◆ The records ◆
────────────────────────────────────────
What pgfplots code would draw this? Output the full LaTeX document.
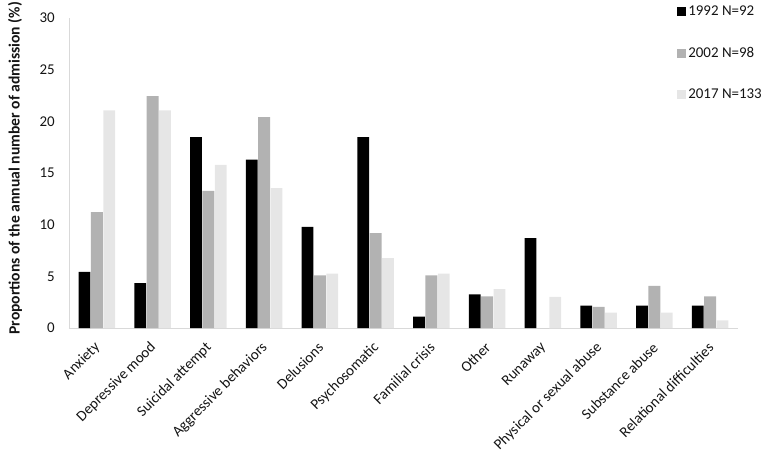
\documentclass[border=0pt]{standalone}
\usepackage{fontspec}
\setmainfont{Carlito}
\usepackage{pgfplots}
\pgfplotsset{compat=1.18}
\definecolor{axgray}{RGB}{217,217,217}
\definecolor{midgray}{RGB}{178,178,178}
\definecolor{lightgray}{RGB}{230,230,230}
\definecolor{txt}{RGB}{20,20,20}
\begin{document}
\begin{tikzpicture}
\path[use as bounding box] (-69bp,-133bp) rectangle (703bp,328bp);
\begin{axis}[
  scale only axis,
  width=669bp, height=310bp,
  ybar=0.6bp, bar width=11.8bp,
  xmin=-0.5, xmax=11.5,
  ymin=0, ymax=30,
  ytick={0,5,...,30},
  xtick={0,...,11},
  xticklabels={Anxiety,Depressive mood,Suicidal attempt,Aggressive behaviors,Delusions,Psychosomatic,Familial crisis,Other,Runaway,Physical or sexual abuse,Substance abuse,Relational difficulties},
  axis x line=bottom, axis y line=left,
  axis line style={draw=axgray, line width=0.8bp, -},
  major tick length=0pt,
  /pgf/number format/assume math mode=true,
  tick label style={font=\fontsize{15}{17}\selectfont, text=txt},
  yticklabel style={inner sep=0pt, xshift=-14bp, anchor=east},
  xticklabel style={xshift=1bp, yshift=-17bp, rotate=45, anchor=east, inner sep=0pt},
  ylabel={Proportions of the annual number of admission (\%)},
  ylabel style={font=\fontsize{15.7}{18}\selectfont\bfseries, text=txt, at={(axis description cs:-0.0807,0.515)}, anchor=center, rotate=0},
  legend style={draw=none, fill=none, at={(rel axis cs:0.909,1.045)}, anchor=north west,
     font=\fontsize{15}{17}\selectfont, text=txt, row sep=26bp, inner sep=0pt,
     /tikz/every even column/.append style={column sep=3bp}},
  legend cell align=left,
  legend image code/.code={\fill[#1] (0bp,-4.5bp) rectangle (9bp,4.5bp);},
  clip=false,
]
\addplot[fill=black, draw=none] coordinates {(0,5.43) (1,4.35) (2,18.48) (3,16.30) (4,9.78) (5,18.48) (6,1.09) (7,3.26) (8,8.70) (9,2.17) (10,2.17) (11,2.17)};
\addplot[fill=midgray, draw=none] coordinates {(0,11.22) (1,22.45) (2,13.27) (3,20.41) (4,5.10) (5,9.18) (6,5.10) (7,3.06) (8,0) (9,2.04) (10,4.08) (11,3.06)};
\addplot[fill=lightgray, draw=none] coordinates {(0,21.05) (1,21.05) (2,15.79) (3,13.53) (4,5.26) (5,6.77) (6,5.26) (7,3.76) (8,3.01) (9,1.50) (10,1.50) (11,0.75)};
\legend{1992 N=92, 2002 N=98, 2017 N=133}
\end{axis}
\end{tikzpicture}
\end{document}
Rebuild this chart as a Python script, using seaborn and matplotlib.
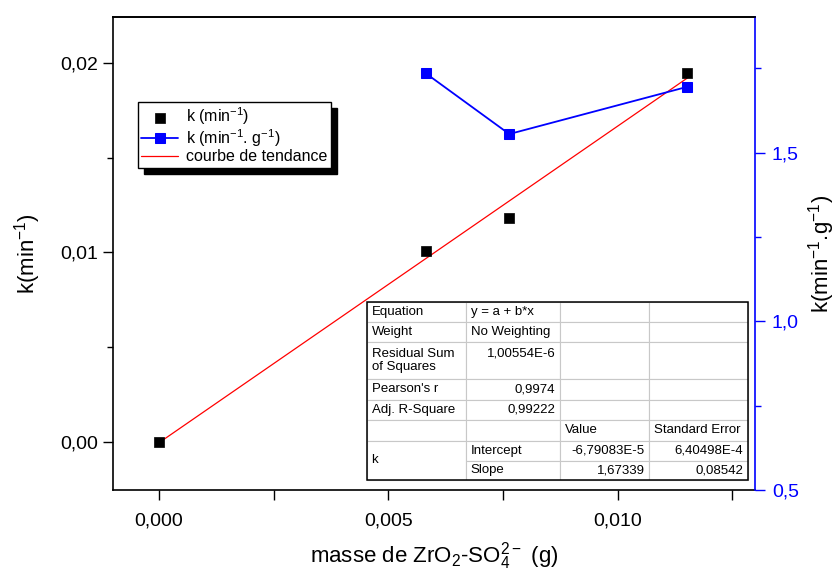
import seaborn as sns
import numpy as np
import matplotlib.pyplot as plt
from matplotlib.ticker import MultipleLocator, FuncFormatter
from matplotlib.patches import Rectangle

# k (min-1) vs masse de catalyseur
masse = [0.0, 0.00582, 0.00764, 0.01152]
k = [0.0, 0.01007, 0.01183, 0.01949]

# k (min-1.g-1)
masse_g = [0.00582, 0.00764, 0.01152]
k_g = [1.735, 1.555, 1.695]

# droite de regression (Origin)
intercept = -6.79083e-5
slope = 1.67339
trend_x = [0.0, 0.01152]

table_rows = [
    ["Equation", "y = a + b*x", "", ""],
    ["Weight", "No Weighting", "", ""],
    ["Residual Sum\nof Squares", "1,00554E-6\n ", "", ""],
    ["Pearson's r", "0,9974", "", ""],
    ["Adj. R-Square", "0,99222", "", ""],
    ["", "", "Value", "Standard Error"],
    ["", "Intercept", "-6,79083E-5", "6,40498E-4"],
    ["", "Slope", "1,67339", "0,08542"],
]
right_cells = [(2, 1), (3, 1), (4, 1), (6, 2), (6, 3), (7, 2), (7, 3)]


def comma(v, pos, nd):
    return f"{v:.{nd}f}".replace(".", ",")


sns.set_theme(style="ticks")
plt.rcParams['font.family'] = ['Liberation Sans', 'DejaVu Sans']
plt.rcParams['mathtext.fontset'] = 'custom'
plt.rcParams['mathtext.rm'] = 'Liberation Sans'
plt.rcParams['mathtext.default'] = 'regular'
plt.rcParams['text.color'] = 'black'
plt.rcParams['axes.labelcolor'] = 'black'

fig = plt.figure(figsize=(8.39, 5.72), dpi=100)
ax = fig.add_axes([0.1347, 0.1434, 0.7653, 0.8269])
ax2 = ax.twinx()

sns.scatterplot(x=masse, y=k, ax=ax, color='black', marker='s', s=60,
                edgecolor='black', linewidth=0.5, zorder=3, label='k (min$^{-1}$)')
sns.lineplot(x=masse_g, y=k_g, ax=ax2, color='blue', marker='s', markersize=7.5,
             markeredgecolor='blue', linewidth=1.3, zorder=3)
trend_y = intercept + slope * np.array(trend_x)
sns.lineplot(x=trend_x, y=trend_y, ax=ax, color='red', linewidth=0.9, zorder=2)

ax.set_xlim(-0.001, 0.013)
ax.set_ylim(-0.00256, 0.02244)
ax2.set_ylim(0.5, 1.902)

ax.xaxis.set_major_locator(MultipleLocator(0.005))
ax.xaxis.set_minor_locator(MultipleLocator(0.0025))
ax.yaxis.set_major_locator(MultipleLocator(0.01))
ax.yaxis.set_minor_locator(MultipleLocator(0.005))
ax2.yaxis.set_major_locator(MultipleLocator(0.5))
ax2.yaxis.set_minor_locator(MultipleLocator(0.25))
ax.xaxis.set_major_formatter(FuncFormatter(lambda v, p: comma(v, p, 3)))
ax.yaxis.set_major_formatter(FuncFormatter(lambda v, p: comma(v, p, 2)))
ax2.yaxis.set_major_formatter(FuncFormatter(lambda v, p: comma(v, p, 1)))

ax.tick_params(axis='both', which='major', direction='out', length=7, width=1,
               labelsize=14, color='black', labelcolor='black')
ax.tick_params(axis='both', which='minor', direction='out', length=7, width=1,
               color='black')
ax.tick_params(axis='y', which='minor', length=4)
ax.tick_params(axis='x', pad=9)
ax.tick_params(axis='y', pad=4)
ax2.tick_params(axis='y', which='major', direction='out', length=7, width=1,
                labelsize=14, colors='blue', pad=5)
ax2.tick_params(axis='y', which='minor', direction='out', length=4, width=1, colors='blue')

for sp in ['left', 'bottom', 'top']:
    ax.spines[sp].set_color('black')
    ax.spines[sp].set_linewidth(1.2)
ax.spines['right'].set_visible(False)
ax2.spines['right'].set_color('blue')
ax2.spines['right'].set_linewidth(1.2)
ax2.spines['top'].set_linewidth(1.2)
ax2.spines['top'].set_color('black')
ax2.spines['left'].set_visible(False)
ax2.spines['bottom'].set_visible(False)

ax.set_xlabel('masse de ZrO$_2$-SO$_4^{2-}$ (g)', fontsize=16, labelpad=8)
ax.set_ylabel('k(min$^{-1}$)', fontsize=16, labelpad=12)
ax2.set_ylabel('k(min$^{-1}$.g$^{-1}$)', fontsize=16, labelpad=5, color='black')

# legend with black drop shadow
h1, l1 = ax.get_legend_handles_labels()
blue_h = ax2.get_lines()[0]
red_h = ax.get_lines()[-1]
if ax.get_legend() is not None:
    ax.get_legend().remove()
handles = [h1[0], blue_h, red_h]
labels = ['k (min$^{-1}$)', 'k (min$^{-1}$. g$^{-1}$)', 'courbe de tendance']
leg = ax.legend(handles, labels, loc='upper left', bbox_to_anchor=(0.039, 0.820),
                borderaxespad=0, fontsize=11.5, frameon=True, fancybox=False,
                edgecolor='black', framealpha=1, handlelength=2.3, handletextpad=0.5,
                labelspacing=0.02, borderpad=0.2,
                shadow={'ox': 4.5, 'oy': -4.5, 'facecolor': 'black',
                        'edgecolor': 'black', 'alpha': 1})
leg.get_frame().set_linewidth(1)
leg.set_zorder(10)

# fit results table
col_w = [99, 94, 89, 99]
row_h = [20, 20, 37, 21, 20, 21, 20, 19]
tab = ax.table(cellText=table_rows, bbox=[0.3956, 0.0211, 0.5935, 0.3764],
               cellLoc='left', zorder=5)
tab.auto_set_font_size(False)
tab.set_fontsize(9.5)
for (r, c), cell in tab.get_celld().items():
    cell.set_width(col_w[c])
    cell.set_height(row_h[r])
    cell.set_edgecolor('#c8c8c8')
    cell.set_linewidth(0.8)
    cell.PAD = 0.05
    if (r, c) in right_cells:
        cell._loc = 'right'
        cell.get_text().set_ha('right')
tab[6, 0].visible_edges = 'LTR'
tab[7, 0].visible_edges = 'LBR'
ax.add_patch(Rectangle((0.3956, 0.0211), 0.5935, 0.3764, transform=ax.transAxes,
                       fill=False, edgecolor='black', linewidth=1.1, zorder=6))
ax.text(0.3956 + 0.006, 0.0211 + 0.0425, 'k', transform=ax.transAxes,
        fontsize=9.5, va='center', ha='left', zorder=7)

fig.savefig('out.png', dpi=100)
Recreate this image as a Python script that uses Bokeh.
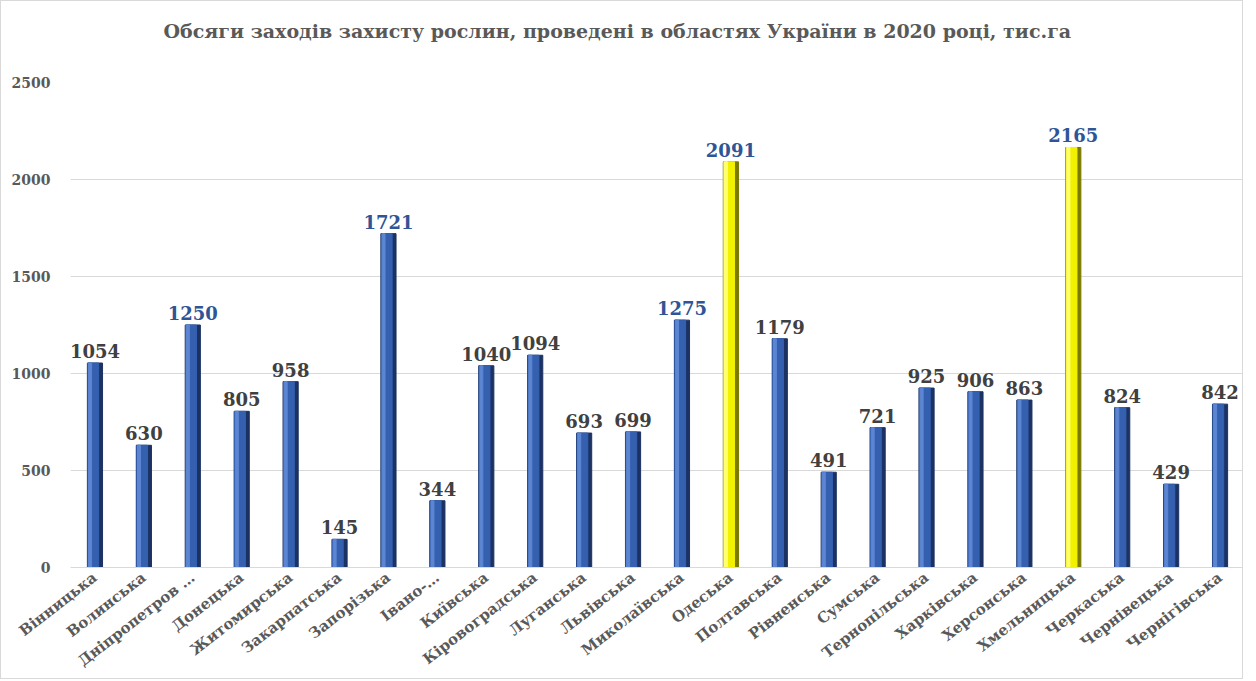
import math
from bokeh.plotting import figure
from bokeh.models import ColumnDataSource, FactorRange, Range1d, Title
from bokeh.transform import dodge
from bokeh.core.properties import value
from bokeh.embed import file_html
from bokeh.resources import INLINE

regions = ["Вінницька", "Волинська", "Дніпропетров …", "Донецька", "Житомирська",
           "Закарпатська", "Запорізька", "Івано-…", "Київська", "Кіровоградська",
           "Луганська", "Львівська", "Миколаївська", "Одеська", "Полтавська",
           "Рівненська", "Сумська", "Тернопільська", "Харківська", "Херсонська",
           "Хмельницька", "Черкаська", "Чернівецька", "Чернігівська"]
values = [1054, 630, 1250, 805, 958, 145, 1721, 344, 1040, 1094, 693, 699, 1275,
          2091, 1179, 491, 721, 925, 906, 863, 2165, 824, 429, 842]
highlight = ["Одеська", "Хмельницька"]
blue_labels = ["Дніпропетров …", "Запорізька", "Миколаївська", "Одеська", "Хмельницька"]
y_ticks = [0, 500, 1000, 1500, 2000, 2500]

dark = ["#7A7A00" if r in highlight else "#1B3263" for r in regions]
mid = ["#F2F200" if r in highlight else "#3560B0" for r in regions]
light = ["#FFFF70" if r in highlight else "#5C86D2" for r in regions]
lab_col = ["#2F5597" if r in blue_labels else "#404040" for r in regions]
labels = [str(v) for v in values]

src = ColumnDataSource(dict(x=regions, y=values, dark=dark, mid=mid, light=light,
                            lc=lab_col, lab=labels))

SERIF = "DejaVu Serif"

p = figure(x_range=FactorRange(*regions), y_range=Range1d(0, 2500),
           width=1243, height=679, output_backend="svg", toolbar_location=None,
           min_border_left=69, min_border_right=0, min_border_top=0, min_border_bottom=0)
p.styles = {"border": "1px solid #D9D9D9"}
p.title = None

inner_space = Title(text=" ", text_font_size="35px", standoff=0)
main_title = Title(text="Обсяги заходів захисту рослин, проведені в областях України в 2020 році, тис.га",
                   align="left", text_font=SERIF, text_font_size="19px",
                   text_font_style="bold", text_color="#595959", offset=93, standoff=0)
top_space = Title(text=" ", text_font_size="12px", standoff=0)
p.add_layout(inner_space, "above")
p.add_layout(main_title, "above")
p.add_layout(top_space, "above")

p.vbar(x="x", top="y", width=0.31, color="dark", source=src)
p.vbar(x=dodge("x", -0.035, range=p.x_range), top="y", width=0.22, color="mid", source=src)
p.vbar(x=dodge("x", -0.1, range=p.x_range), top="y", width=0.06, color="light", source=src)

p.text(x="x", y="y", text="lab", source=src, text_align="center", text_baseline="bottom",
       y_offset=-5, text_font=value(SERIF), text_font_size="18px", text_font_style="bold",
       text_color="lc")

p.outline_line_color = None
p.background_fill_color = "white"
p.border_fill_color = "white"

p.xgrid.grid_line_color = None
p.ygrid.grid_line_color = "#D9D9D9"
p.ygrid.grid_line_width = 1

p.yaxis.ticker = y_ticks
p.yaxis.axis_line_color = None
p.yaxis.major_tick_line_color = None
p.yaxis.minor_tick_line_color = None
p.yaxis.major_label_text_font = SERIF
p.yaxis.major_label_text_font_size = "14px"
p.yaxis.major_label_text_font_style = "bold"
p.yaxis.major_label_text_color = "#595959"
p.yaxis.major_label_standoff = 14

p.xaxis.axis_line_color = "#D9D9D9"
p.xaxis.major_tick_line_color = None
p.xaxis.minor_tick_line_color = None
p.xaxis.major_label_orientation = 0.66
p.xaxis.major_label_text_font = SERIF
p.xaxis.major_label_text_font_size = "15px"
p.xaxis.major_label_text_font_style = "bold"
p.xaxis.major_label_text_color = "#595959"
p.xaxis.major_label_standoff = 2
p.x_range.range_padding = 0
p.x_range.group_padding = 0

open("out.html", "w").write(file_html(p, INLINE))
────────────────────────────────────────
◆ Task brief ◆
In the listing above, find the line with "Recreate this image" and the line with "from bokeh.resources import INLINE". Set down exactly those lines and everything between them, skipping pictures.

◆ Exercise output ◆
Recreate this image as a Python script that uses Bokeh.
import math
from bokeh.plotting import figure
from bokeh.models import ColumnDataSource, FactorRange, Range1d, Title
from bokeh.transform import dodge
from bokeh.core.properties import value
from bokeh.embed import file_html
from bokeh.resources import INLINE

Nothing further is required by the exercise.